** start **

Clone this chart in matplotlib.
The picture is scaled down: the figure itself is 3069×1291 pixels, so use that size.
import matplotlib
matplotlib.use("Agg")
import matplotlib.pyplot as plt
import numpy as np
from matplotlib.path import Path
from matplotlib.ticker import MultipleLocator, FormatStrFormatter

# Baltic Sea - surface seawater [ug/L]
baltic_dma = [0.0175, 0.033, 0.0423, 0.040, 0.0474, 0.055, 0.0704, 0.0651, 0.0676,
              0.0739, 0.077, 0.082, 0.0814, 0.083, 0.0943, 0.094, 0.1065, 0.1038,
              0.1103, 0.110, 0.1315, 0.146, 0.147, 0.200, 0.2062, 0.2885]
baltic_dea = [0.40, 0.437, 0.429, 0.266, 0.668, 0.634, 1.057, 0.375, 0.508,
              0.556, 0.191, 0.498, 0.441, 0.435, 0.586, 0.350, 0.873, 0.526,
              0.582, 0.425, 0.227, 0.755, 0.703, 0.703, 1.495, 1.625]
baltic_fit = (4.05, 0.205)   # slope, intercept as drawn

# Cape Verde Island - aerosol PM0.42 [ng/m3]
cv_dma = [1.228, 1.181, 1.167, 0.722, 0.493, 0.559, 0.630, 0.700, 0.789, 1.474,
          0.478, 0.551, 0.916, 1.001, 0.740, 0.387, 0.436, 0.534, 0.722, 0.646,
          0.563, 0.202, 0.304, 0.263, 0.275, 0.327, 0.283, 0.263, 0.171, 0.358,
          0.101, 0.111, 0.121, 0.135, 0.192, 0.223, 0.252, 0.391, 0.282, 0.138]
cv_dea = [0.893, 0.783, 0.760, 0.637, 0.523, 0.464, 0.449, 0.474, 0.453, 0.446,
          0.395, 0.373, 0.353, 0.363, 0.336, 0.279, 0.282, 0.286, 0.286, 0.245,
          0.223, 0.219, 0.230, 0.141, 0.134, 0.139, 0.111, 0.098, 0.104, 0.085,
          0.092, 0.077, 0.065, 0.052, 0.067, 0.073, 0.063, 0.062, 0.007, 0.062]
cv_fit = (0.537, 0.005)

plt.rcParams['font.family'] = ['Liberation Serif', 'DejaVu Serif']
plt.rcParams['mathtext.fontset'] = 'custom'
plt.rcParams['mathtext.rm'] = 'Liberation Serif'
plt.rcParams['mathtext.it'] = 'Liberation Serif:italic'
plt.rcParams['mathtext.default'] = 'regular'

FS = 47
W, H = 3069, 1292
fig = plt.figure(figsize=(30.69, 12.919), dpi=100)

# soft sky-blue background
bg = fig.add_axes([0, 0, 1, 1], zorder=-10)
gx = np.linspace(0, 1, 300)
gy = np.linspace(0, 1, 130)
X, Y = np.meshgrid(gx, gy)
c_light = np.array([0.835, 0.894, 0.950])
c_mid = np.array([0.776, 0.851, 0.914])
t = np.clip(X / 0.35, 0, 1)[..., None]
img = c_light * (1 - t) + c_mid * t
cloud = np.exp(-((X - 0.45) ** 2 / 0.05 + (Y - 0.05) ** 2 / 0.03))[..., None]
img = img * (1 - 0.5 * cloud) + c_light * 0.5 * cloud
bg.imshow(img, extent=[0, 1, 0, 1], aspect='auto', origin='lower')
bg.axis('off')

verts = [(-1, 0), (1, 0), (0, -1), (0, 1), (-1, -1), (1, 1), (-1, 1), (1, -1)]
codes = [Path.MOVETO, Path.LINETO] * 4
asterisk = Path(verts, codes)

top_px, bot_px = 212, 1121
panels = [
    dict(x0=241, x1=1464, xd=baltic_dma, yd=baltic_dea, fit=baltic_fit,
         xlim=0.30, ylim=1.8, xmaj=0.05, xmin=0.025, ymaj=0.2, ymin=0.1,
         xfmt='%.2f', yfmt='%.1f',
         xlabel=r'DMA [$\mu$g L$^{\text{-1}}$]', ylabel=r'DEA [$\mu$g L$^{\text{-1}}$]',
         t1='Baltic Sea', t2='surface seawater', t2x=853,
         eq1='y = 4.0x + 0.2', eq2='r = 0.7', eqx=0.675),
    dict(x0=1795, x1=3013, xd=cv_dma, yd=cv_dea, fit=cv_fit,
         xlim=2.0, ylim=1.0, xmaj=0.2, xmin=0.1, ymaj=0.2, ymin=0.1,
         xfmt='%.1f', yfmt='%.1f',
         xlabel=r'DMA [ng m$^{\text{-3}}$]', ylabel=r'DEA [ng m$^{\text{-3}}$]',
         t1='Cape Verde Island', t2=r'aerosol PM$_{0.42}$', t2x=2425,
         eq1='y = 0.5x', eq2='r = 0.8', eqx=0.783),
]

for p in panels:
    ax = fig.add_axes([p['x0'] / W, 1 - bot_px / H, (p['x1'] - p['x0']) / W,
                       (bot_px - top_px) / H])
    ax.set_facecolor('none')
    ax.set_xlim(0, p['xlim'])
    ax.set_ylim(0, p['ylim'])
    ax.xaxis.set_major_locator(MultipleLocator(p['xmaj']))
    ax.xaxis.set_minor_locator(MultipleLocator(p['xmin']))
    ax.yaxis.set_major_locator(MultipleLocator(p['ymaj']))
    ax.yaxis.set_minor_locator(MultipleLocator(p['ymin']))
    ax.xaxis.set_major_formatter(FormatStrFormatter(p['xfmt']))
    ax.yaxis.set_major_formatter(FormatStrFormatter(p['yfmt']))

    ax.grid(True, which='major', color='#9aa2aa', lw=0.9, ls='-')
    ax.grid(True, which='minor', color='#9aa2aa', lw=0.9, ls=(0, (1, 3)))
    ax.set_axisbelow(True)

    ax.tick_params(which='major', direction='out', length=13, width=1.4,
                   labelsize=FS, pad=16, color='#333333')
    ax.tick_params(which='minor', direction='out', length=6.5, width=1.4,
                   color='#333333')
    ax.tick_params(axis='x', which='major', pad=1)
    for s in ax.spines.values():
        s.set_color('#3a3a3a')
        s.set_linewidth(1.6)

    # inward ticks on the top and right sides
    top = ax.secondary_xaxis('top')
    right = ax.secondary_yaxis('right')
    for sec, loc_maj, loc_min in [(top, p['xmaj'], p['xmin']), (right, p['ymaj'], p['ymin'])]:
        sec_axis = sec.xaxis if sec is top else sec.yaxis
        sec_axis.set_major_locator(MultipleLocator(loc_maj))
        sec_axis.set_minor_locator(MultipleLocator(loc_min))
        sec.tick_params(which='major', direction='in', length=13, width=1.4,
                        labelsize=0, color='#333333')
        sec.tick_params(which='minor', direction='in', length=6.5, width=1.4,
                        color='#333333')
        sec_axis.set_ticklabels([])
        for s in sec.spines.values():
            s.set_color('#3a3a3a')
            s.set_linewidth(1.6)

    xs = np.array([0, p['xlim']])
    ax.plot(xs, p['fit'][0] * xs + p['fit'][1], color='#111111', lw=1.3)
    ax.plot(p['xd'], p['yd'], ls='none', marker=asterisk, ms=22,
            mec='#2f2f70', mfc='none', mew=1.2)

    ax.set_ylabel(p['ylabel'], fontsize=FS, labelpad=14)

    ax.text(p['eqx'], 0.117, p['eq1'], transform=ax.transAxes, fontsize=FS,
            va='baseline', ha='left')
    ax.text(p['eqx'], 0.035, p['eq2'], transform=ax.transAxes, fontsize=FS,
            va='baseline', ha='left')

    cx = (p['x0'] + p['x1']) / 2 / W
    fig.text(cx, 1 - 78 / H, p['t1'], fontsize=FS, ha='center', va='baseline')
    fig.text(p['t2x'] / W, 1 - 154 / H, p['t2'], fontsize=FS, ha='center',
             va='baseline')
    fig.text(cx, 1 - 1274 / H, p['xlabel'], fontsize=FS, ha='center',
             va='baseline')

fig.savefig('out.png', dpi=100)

** end **

**Task goal:**
Extract all of the data above and output it character for character.

**Solution to this problem:**
Clone this chart in matplotlib.
The picture is scaled down: the figure itself is 3069×1291 pixels, so use that size.
import matplotlib
matplotlib.use("Agg")
import matplotlib.pyplot as plt
import numpy as np
from matplotlib.path import Path
from matplotlib.ticker import MultipleLocator, FormatStrFormatter

# Baltic Sea - surface seawater [ug/L]
baltic_dma = [0.0175, 0.033, 0.0423, 0.040, 0.0474, 0.055, 0.0704, 0.0651, 0.0676,
              0.0739, 0.077, 0.082, 0.0814, 0.083, 0.0943, 0.094, 0.1065, 0.1038,
              0.1103, 0.110, 0.1315, 0.146, 0.147, 0.200, 0.2062, 0.2885]
baltic_dea = [0.40, 0.437, 0.429, 0.266, 0.668, 0.634, 1.057, 0.375, 0.508,
              0.556, 0.191, 0.498, 0.441, 0.435, 0.586, 0.350, 0.873, 0.526,
              0.582, 0.425, 0.227, 0.755, 0.703, 0.703, 1.495, 1.625]
baltic_fit = (4.05, 0.205)   # slope, intercept as drawn

# Cape Verde Island - aerosol PM0.42 [ng/m3]
cv_dma = [1.228, 1.181, 1.167, 0.722, 0.493, 0.559, 0.630, 0.700, 0.789, 1.474,
          0.478, 0.551, 0.916, 1.001, 0.740, 0.387, 0.436, 0.534, 0.722, 0.646,
          0.563, 0.202, 0.304, 0.263, 0.275, 0.327, 0.283, 0.263, 0.171, 0.358,
          0.101, 0.111, 0.121, 0.135, 0.192, 0.223, 0.252, 0.391, 0.282, 0.138]
cv_dea = [0.893, 0.783, 0.760, 0.637, 0.523, 0.464, 0.449, 0.474, 0.453, 0.446,
          0.395, 0.373, 0.353, 0.363, 0.336, 0.279, 0.282, 0.286, 0.286, 0.245,
          0.223, 0.219, 0.230, 0.141, 0.134, 0.139, 0.111, 0.098, 0.104, 0.085,
          0.092, 0.077, 0.065, 0.052, 0.067, 0.073, 0.063, 0.062, 0.007, 0.062]
cv_fit = (0.537, 0.005)

plt.rcParams['font.family'] = ['Liberation Serif', 'DejaVu Serif']
plt.rcParams['mathtext.fontset'] = 'custom'
plt.rcParams['mathtext.rm'] = 'Liberation Serif'
plt.rcParams['mathtext.it'] = 'Liberation Serif:italic'
plt.rcParams['mathtext.default'] = 'regular'

FS = 47
W, H = 3069, 1292
fig = plt.figure(figsize=(30.69, 12.919), dpi=100)

# soft sky-blue background
bg = fig.add_axes([0, 0, 1, 1], zorder=-10)
gx = np.linspace(0, 1, 300)
gy = np.linspace(0, 1, 130)
X, Y = np.meshgrid(gx, gy)
c_light = np.array([0.835, 0.894, 0.950])
c_mid = np.array([0.776, 0.851, 0.914])
t = np.clip(X / 0.35, 0, 1)[..., None]
img = c_light * (1 - t) + c_mid * t
cloud = np.exp(-((X - 0.45) ** 2 / 0.05 + (Y - 0.05) ** 2 / 0.03))[..., None]
img = img * (1 - 0.5 * cloud) + c_light * 0.5 * cloud
bg.imshow(img, extent=[0, 1, 0, 1], aspect='auto', origin='lower')
bg.axis('off')

verts = [(-1, 0), (1, 0), (0, -1), (0, 1), (-1, -1), (1, 1), (-1, 1), (1, -1)]
codes = [Path.MOVETO, Path.LINETO] * 4
asterisk = Path(verts, codes)

top_px, bot_px = 212, 1121
panels = [
    dict(x0=241, x1=1464, xd=baltic_dma, yd=baltic_dea, fit=baltic_fit,
         xlim=0.30, ylim=1.8, xmaj=0.05, xmin=0.025, ymaj=0.2, ymin=0.1,
         xfmt='%.2f', yfmt='%.1f',
         xlabel=r'DMA [$\mu$g L$^{\text{-1}}$]', ylabel=r'DEA [$\mu$g L$^{\text{-1}}$]',
         t1='Baltic Sea', t2='surface seawater', t2x=853,
         eq1='y = 4.0x + 0.2', eq2='r = 0.7', eqx=0.675),
    dict(x0=1795, x1=3013, xd=cv_dma, yd=cv_dea, fit=cv_fit,
         xlim=2.0, ylim=1.0, xmaj=0.2, xmin=0.1, ymaj=0.2, ymin=0.1,
         xfmt='%.1f', yfmt='%.1f',
         xlabel=r'DMA [ng m$^{\text{-3}}$]', ylabel=r'DEA [ng m$^{\text{-3}}$]',
         t1='Cape Verde Island', t2=r'aerosol PM$_{0.42}$', t2x=2425,
         eq1='y = 0.5x', eq2='r = 0.8', eqx=0.783),
]

for p in panels:
    ax = fig.add_axes([p['x0'] / W, 1 - bot_px / H, (p['x1'] - p['x0']) / W,
                       (bot_px - top_px) / H])
    ax.set_facecolor('none')
    ax.set_xlim(0, p['xlim'])
    ax.set_ylim(0, p['ylim'])
    ax.xaxis.set_major_locator(MultipleLocator(p['xmaj']))
    ax.xaxis.set_minor_locator(MultipleLocator(p['xmin']))
    ax.yaxis.set_major_locator(MultipleLocator(p['ymaj']))
    ax.yaxis.set_minor_locator(MultipleLocator(p['ymin']))
    ax.xaxis.set_major_formatter(FormatStrFormatter(p['xfmt']))
    ax.yaxis.set_major_formatter(FormatStrFormatter(p['yfmt']))

    ax.grid(True, which='major', color='#9aa2aa', lw=0.9, ls='-')
    ax.grid(True, which='minor', color='#9aa2aa', lw=0.9, ls=(0, (1, 3)))
    ax.set_axisbelow(True)

    ax.tick_params(which='major', direction='out', length=13, width=1.4,
                   labelsize=FS, pad=16, color='#333333')
    ax.tick_params(which='minor', direction='out', length=6.5, width=1.4,
                   color='#333333')
    ax.tick_params(axis='x', which='major', pad=1)
    for s in ax.spines.values():
        s.set_color('#3a3a3a')
        s.set_linewidth(1.6)

    # inward ticks on the top and right sides
    top = ax.secondary_xaxis('top')
    right = ax.secondary_yaxis('right')
    for sec, loc_maj, loc_min in [(top, p['xmaj'], p['xmin']), (right, p['ymaj'], p['ymin'])]:
        sec_axis = sec.xaxis if sec is top else sec.yaxis
        sec_axis.set_major_locator(MultipleLocator(loc_maj))
        sec_axis.set_minor_locator(MultipleLocator(loc_min))
        sec.tick_params(which='major', direction='in', length=13, width=1.4,
                        labelsize=0, color='#333333')
        sec.tick_params(which='minor', direction='in', length=6.5, width=1.4,
                        color='#333333')
        sec_axis.set_ticklabels([])
        for s in sec.spines.values():
            s.set_color('#3a3a3a')
            s.set_linewidth(1.6)

    xs = np.array([0, p['xlim']])
    ax.plot(xs, p['fit'][0] * xs + p['fit'][1], color='#111111', lw=1.3)
    ax.plot(p['xd'], p['yd'], ls='none', marker=asterisk, ms=22,
            mec='#2f2f70', mfc='none', mew=1.2)

    ax.set_ylabel(p['ylabel'], fontsize=FS, labelpad=14)

    ax.text(p['eqx'], 0.117, p['eq1'], transform=ax.transAxes, fontsize=FS,
            va='baseline', ha='left')
    ax.text(p['eqx'], 0.035, p['eq2'], transform=ax.transAxes, fontsize=FS,
            va='baseline', ha='left')

    cx = (p['x0'] + p['x1']) / 2 / W
    fig.text(cx, 1 - 78 / H, p['t1'], fontsize=FS, ha='center', va='baseline')
    fig.text(p['t2x'] / W, 1 - 154 / H, p['t2'], fontsize=FS, ha='center',
             va='baseline')
    fig.text(cx, 1 - 1274 / H, p['xlabel'], fontsize=FS, ha='center',
             va='baseline')

fig.savefig('out.png', dpi=100)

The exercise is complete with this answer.